Quien conoce de cerca al Islam conoce su intolerancia, su rigidez y su incapacidad para adaptarse a situaciones nuevas, así como su total imposibilidad de modernización e integración en la cultura europea.
La clase política europea ha permitido la instalación del Islam sobre la sagrada (sagrada en la medida en que aquí están enterrados nuestros antepasados y en la medida en que este continente ha sido el faro de la civilización) tierra de Europa, sin medir las consecuencias. Esa clase política degenerada ha “respetado” y promovido el mantenimiento de la identidad islámica en Europa, sin pensar que quien dice “identidad” dice “territorialidad”. Hoy en Europa ya hay zonas que “están en Europa”, pero que “ya no son Europa”. Son los guetos islámicos que se extienden por toda Francia, por Flandes, por Inglaterra, Alemania del Oeste, Norte de Italia, Suiza, y por la costa mediterránea española y la aglomeración de Madrid.

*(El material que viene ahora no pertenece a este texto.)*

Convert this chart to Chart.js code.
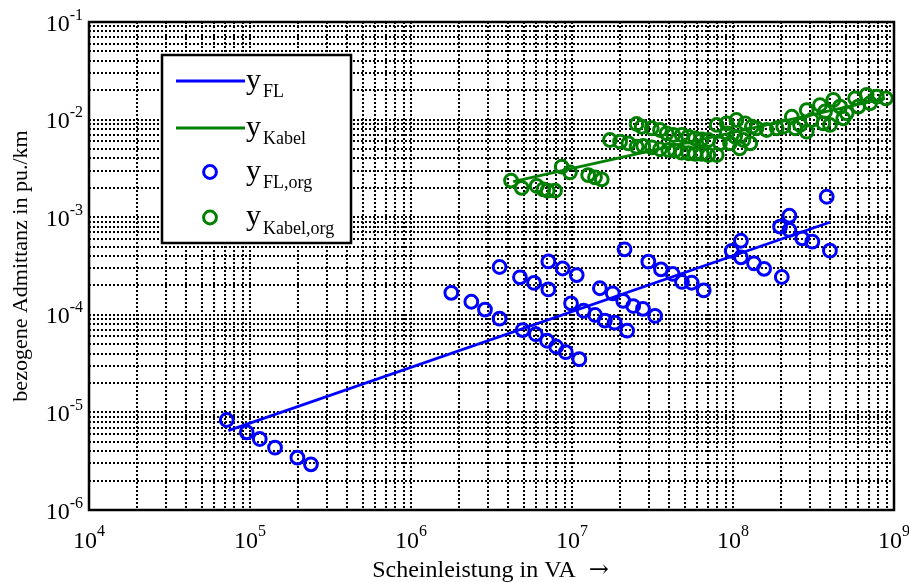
<!DOCTYPE html>
<html lang="de">
<head>
    <meta charset="UTF-8">
    <title>Bezogene Admittanz</title>
    <script src="https://cdn.jsdelivr.net/npm/chart.js"></script>
    <style>
        body { margin: 0; background: #ffffff; }
        #wrap { width: 909px; height: 582px; }
    </style>
</head>
<body>
    <div id="wrap"><canvas id="chart" width="909" height="582"></canvas></div>

    <script>
        // Freileitung, Einzelwerte [S in VA, y in pu./km]
        const flOrg = [
            [7.17e4, 8.36e-6], [9.54e4, 6.25e-6], [1.15e5, 5.34e-6], [1.43e5, 4.35e-6],
            [1.97e5, 3.44e-6], [2.39e5, 2.94e-6],
            [1.78e6, 1.68e-4], [2.37e6, 1.36e-4], [2.88e6, 1.13e-4], [3.55e6, 9.12e-5],
            [3.55e6, 3.09e-4], [4.75e6, 2.42e-4], [5.81e6, 2.12e-4], [7.13e6, 1.82e-4],
            [7.13e6, 3.52e-4], [8.75e6, 2.98e-4], [1.07e7, 2.55e-4],
            [4.94e6, 6.98e-5], [5.96e6, 6.32e-5], [7.00e6, 5.42e-5], [7.98e6, 4.71e-5],
            [9.15e6, 4.14e-5], [1.11e7, 3.51e-5],
            [9.86e6, 1.31e-4], [1.18e7, 1.10e-4], [1.39e7, 9.95e-5], [1.60e7, 8.71e-5],
            [1.84e7, 8.30e-5], [2.20e7, 6.87e-5],
            [1.49e7, 1.87e-4], [1.79e7, 1.66e-4], [2.08e7, 1.39e-4], [2.40e7, 1.23e-4],
            [2.76e7, 1.15e-4], [3.28e7, 9.73e-5],
            [2.12e7, 4.69e-4], [2.98e7, 3.50e-4], [3.57e7, 2.92e-4], [4.22e7, 2.62e-4],
            [4.82e7, 2.17e-4], [5.54e7, 2.13e-4], [6.58e7, 1.78e-4],
            [9.82e7, 4.51e-4], [1.12e8, 5.74e-4], [1.12e8, 3.88e-4], [1.35e8, 3.37e-4],
            [1.56e8, 2.96e-4], [2.01e8, 2.44e-4],
            [1.96e8, 8.00e-4], [2.24e8, 1.035e-3], [2.24e8, 7.40e-4], [2.69e8, 6.08e-4],
            [3.11e8, 5.61e-4], [3.82e8, 1.62e-3], [4.00e8, 4.54e-4]
        ];

        // Kabel, Einzelwerte
        const kabelOrg = [
            [4.18e6, 2.37e-3], [4.87e6, 2.00e-3], [6.04e6, 2.09e-3], [6.64e6, 1.93e-3],
            [7.06e6, 1.87e-3], [7.84e6, 1.87e-3], [8.63e6, 3.29e-3], [9.72e6, 2.88e-3],
            [1.26e7, 2.70e-3], [1.39e7, 2.56e-3], [1.53e7, 2.44e-3],
            [1.72e7, 6.18e-3], [1.99e7, 5.94e-3], [2.24e7, 5.71e-3], [2.52e7, 5.27e-3],
            [2.52e7, 9.02e-3], [2.71e7, 8.45e-3], [3.13e7, 8.15e-3], [3.52e7, 7.82e-3],
            [3.87e7, 7.24e-3], [4.26e7, 6.95e-3], [4.80e7, 6.95e-3], [5.28e7, 6.68e-3],
            [5.81e7, 6.43e-3], [6.39e7, 6.28e-3], [7.03e7, 6.18e-3],
            [2.77e7, 5.37e-3], [3.13e7, 5.20e-3], [3.52e7, 4.97e-3], [3.96e7, 4.89e-3],
            [4.36e7, 4.80e-3], [4.80e7, 4.58e-3], [5.28e7, 4.52e-3], [5.81e7, 4.45e-3],
            [6.39e7, 4.45e-3], [7.03e7, 4.34e-3], [7.92e7, 4.34e-3],
            [7.92e7, 8.81e-3], [9.14e7, 9.16e-3], [1.05e8, 9.91e-3], [1.19e8, 9.16e-3],
            [1.31e8, 8.45e-3], [9.14e7, 7.24e-3], [1.03e8, 6.68e-3], [1.16e8, 6.18e-3],
            [1.28e8, 5.71e-3], [1.10e8, 5.08e-3], [8.30e7, 5.71e-3], [9.58e7, 5.71e-3],
            [1.40e8, 8.15e-3], [1.62e8, 7.82e-3], [1.87e8, 8.15e-3], [2.05e8, 8.45e-3],
            [2.32e8, 1.07e-2], [2.43e8, 8.15e-3], [2.61e8, 8.81e-3], [2.87e8, 7.52e-3],
            [2.87e8, 1.25e-2], [3.08e8, 9.91e-3], [3.47e8, 1.41e-2], [3.73e8, 1.21e-2],
            [3.64e8, 9.16e-3], [4.00e8, 8.81e-3], [4.20e8, 1.59e-2], [4.62e8, 1.36e-2],
            [5.08e8, 1.16e-2], [4.84e8, 1.03e-2], [5.73e8, 1.65e-2], [6.00e8, 1.36e-2],
            [7.10e8, 1.47e-2], [6.76e8, 1.79e-2], [7.81e8, 1.72e-2], [8.90e8, 1.65e-2]
        ];

        // Ausgleichsgeraden (Anfang, Ende)
        const flFitX = [7.33e4, 4.0e8];
        const flFitY = [6.5e-6, 8.87e-4];
        const kabelFitX = [4.31e6, 8.8e8];
        const kabelFitY = [2.31e-3, 1.65e-2];

        // Dekaden der Achsen
        const xExps = [4, 5, 6, 7, 8, 9];
        const yExps = [-6, -5, -4, -3, -2, -1];

        const FONT = '"Liberation Serif", "Times New Roman", serif';
        const BLUE = '#0000ff';
        const GREEN = '#008000';

        function logTicks(exps) {
            const out = [];
            for (let i = 0; i < exps.length; i++) {
                const base = Math.pow(10, exps[i]);
                const last = i === exps.length - 1 ? 1 : 9;
                for (let m = 1; m <= last; m++) out.push({ value: m * base });
            }
            return out;
        }

        const toPts = arr => arr.map(p => ({ x: p[0], y: p[1] }));
        const fitPts = (xs, ys) => xs.map((x, i) => ({ x: x, y: ys[i] }));

        // 10^n Beschriftung mit hochgestelltem Exponent, x-Achsentitel mit Pfeil
        const tickLabels = {
            id: 'tickLabels',
            afterDraw(chart) {
                const ctx = chart.ctx;
                const area = chart.chartArea;
                const xs = chart.scales.x, ys = chart.scales.y;
                ctx.save();
                ctx.fillStyle = '#000';
                ctx.textBaseline = 'alphabetic';
                ctx.textAlign = 'left';
                xExps.forEach(e => {
                    const px = xs.getPixelForValue(Math.pow(10, e));
                    ctx.font = '24px ' + FONT;
                    const w1 = ctx.measureText('10').width;
                    ctx.font = '16px ' + FONT;
                    const w2 = ctx.measureText(String(e)).width;
                    const left = px - (w1 + w2) / 2;
                    ctx.font = '24px ' + FONT;
                    ctx.fillText('10', left, area.bottom + 38);
                    ctx.font = '16px ' + FONT;
                    ctx.fillText(String(e), left + w1, area.bottom + 26);
                });
                yExps.forEach(e => {
                    const py = ys.getPixelForValue(Math.pow(10, e));
                    const ex = String(e);
                    ctx.font = '24px ' + FONT;
                    const w1 = ctx.measureText('10').width;
                    ctx.font = '16px ' + FONT;
                    const w2 = ctx.measureText(ex).width;
                    const right = area.left - 6;
                    ctx.font = '24px ' + FONT;
                    ctx.fillText('10', right - w2 - w1, py + 8.5);
                    ctx.font = '16px ' + FONT;
                    ctx.fillText(ex, right - w2, py - 2.5);
                });

                // x-Achsentitel
                const title = 'Scheinleistung in VA';
                ctx.font = '24px ' + FONT;
                const tw = ctx.measureText(title).width;
                ctx.font = '24px "DejaVu Serif"';
                const aw = ctx.measureText('\u2192').width;
                const total = tw + 13 + aw;
                const cx = (area.left + area.right) / 2 - 1;
                const x0 = cx - total / 2;
                ctx.font = '24px ' + FONT;
                ctx.fillText(title, x0, 577);
                ctx.font = '24px "DejaVu Serif"';
                ctx.fillText('\u2192', x0 + tw + 13, 577);
                ctx.restore();
            }
        };

        // Rahmen um die Achsen
        const axesBox = {
            id: 'axesBox',
            afterDatasetsDraw(chart) {
                const a = chart.chartArea;
                const ctx = chart.ctx;
                ctx.save();
                ctx.lineWidth = 2.5;
                ctx.strokeStyle = '#000';
                ctx.strokeRect(a.left, a.top, a.right - a.left, a.bottom - a.top);
                ctx.restore();
            }
        };

        // Legende mit tiefgestellten Indizes
        const subLegend = {
            id: 'subLegend',
            afterDraw(chart) {
                const ctx = chart.ctx;
                const a = chart.chartArea;
                const bx = a.left + 73, by = a.top + 33, bw = 189, bh = 188;
                const rows = [26, 73, 117, 162.5];
                ctx.save();
                ctx.fillStyle = '#fff';
                ctx.fillRect(bx, by, bw, bh);
                ctx.lineWidth = 2.5;
                ctx.strokeStyle = '#000';
                ctx.strokeRect(bx, by, bw, bh);
                chart.data.datasets.forEach((ds, i) => {
                    const cy = by + rows[i];
                    if (ds.showLine === false) {
                        ctx.beginPath();
                        ctx.lineWidth = ds.pointBorderWidth;
                        ctx.strokeStyle = ds.pointBorderColor;
                        ctx.arc(bx + 48, cy, ds.pointRadius, 0, Math.PI * 2);
                        ctx.stroke();
                    } else {
                        ctx.beginPath();
                        ctx.lineWidth = ds.borderWidth;
                        ctx.strokeStyle = ds.borderColor;
                        ctx.moveTo(bx + 14, cy);
                        ctx.lineTo(bx + 83, cy);
                        ctx.stroke();
                    }
                    const parts = ds.label.split('_');
                    ctx.fillStyle = '#000';
                    ctx.textAlign = 'left';
                    ctx.textBaseline = 'alphabetic';
                    ctx.font = '30px ' + FONT;
                    const tx = bx + 84;
                    ctx.fillText(parts[0], tx, cy + 7.5);
                    const w = ctx.measureText(parts[0]).width;
                    ctx.font = '18px ' + FONT;
                    ctx.fillText(parts[1], tx + w + 2, cy + 16);
                });
                ctx.restore();
            }
        };

        const gridOpts = { color: '#000000', lineWidth: 2, drawTicks: false };
        const borderOpts = { display: false, dash: [2, 2] };

        new Chart(document.getElementById('chart'), {
            type: 'scatter',
            data: {
                datasets: [
                    {
                        label: 'y_FL', type: 'line', data: fitPts(flFitX, flFitY),
                        borderColor: BLUE, borderWidth: 2.8, pointRadius: 0, fill: false
                    },
                    {
                        label: 'y_Kabel', type: 'line', data: fitPts(kabelFitX, kabelFitY),
                        borderColor: GREEN, borderWidth: 2.8, pointRadius: 0, fill: false
                    },
                    {
                        label: 'y_FL,org', data: toPts(flOrg), showLine: false,
                        pointBorderColor: BLUE, pointBackgroundColor: 'rgba(0,0,0,0)',
                        pointRadius: 6.4, pointBorderWidth: 3
                    },
                    {
                        label: 'y_Kabel,org', data: toPts(kabelOrg), showLine: false,
                        pointBorderColor: GREEN, pointBackgroundColor: 'rgba(0,0,0,0)',
                        pointRadius: 6.4, pointBorderWidth: 3
                    }
                ]
            },
            options: {
                responsive: false,
                animation: false,
                layout: { padding: { top: 22, right: 15, left: 0, bottom: 0 } },
                plugins: {
                    legend: { display: false },
                    tooltip: { enabled: false }
                },
                scales: {
                    x: {
                        type: 'logarithmic', position: 'bottom', min: 1e4, max: 1e9,
                        afterBuildTicks: s => { s.ticks = logTicks(xExps); },
                        afterFit: s => { s.height = 72; },
                        ticks: { display: false },
                        grid: gridOpts,
                        border: borderOpts,
                        title: { display: false }
                    },
                    y: {
                        type: 'logarithmic', position: 'left', min: 1e-6, max: 1e-1,
                        afterBuildTicks: s => { s.ticks = logTicks(yExps); },
                        afterFit: s => { s.width = 89; },
                        ticks: { display: false },
                        grid: gridOpts,
                        border: borderOpts,
                        title: {
                            display: true, text: 'bezogene Admittanz in pu./km', color: '#000',
                            font: { family: FONT, size: 22 }, padding: { top: 8, bottom: 0 }
                        }
                    }
                }
            },
            plugins: [axesBox, tickLabels, subLegend]
        });
    </script>
</body>
</html>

La sucesión de crisis económicas que se avecina y la situación explosiva en el Magreb, así como las peculiaridades religiosas y antropológicas de los islamistas, hacen inevitable el conflicto final.
Pues bien, en el momento en el que se desencadene ese conflicto, será la hora en la que todos debemos estar dispuestos para la batalla final que, no solamente tendrá como desembocadura la conjuración del peligro islamista en Europa, sino también el hundimiento de las redes de intereses y de las clases políticas surgidas en Europa en la segunda mitad del siglo XX. En la convulsión de esos momentos, la idea imperial deberá alzarse como el mito movilizador de las mejores energías europeas. Y los españoles estaremos ahí también presentes porque ese será el momento en el que el modelo borbónico podrá ser sustituido por el modelo austriacista que nos llevará un proceso de convergencia con Europa sobre bases históricas, culturales, de “misión y destino”, en lugar de meramente coyunturales y económicas.
Tal es la primera aportación para este debate necesario sobre el patriotismo y la nación.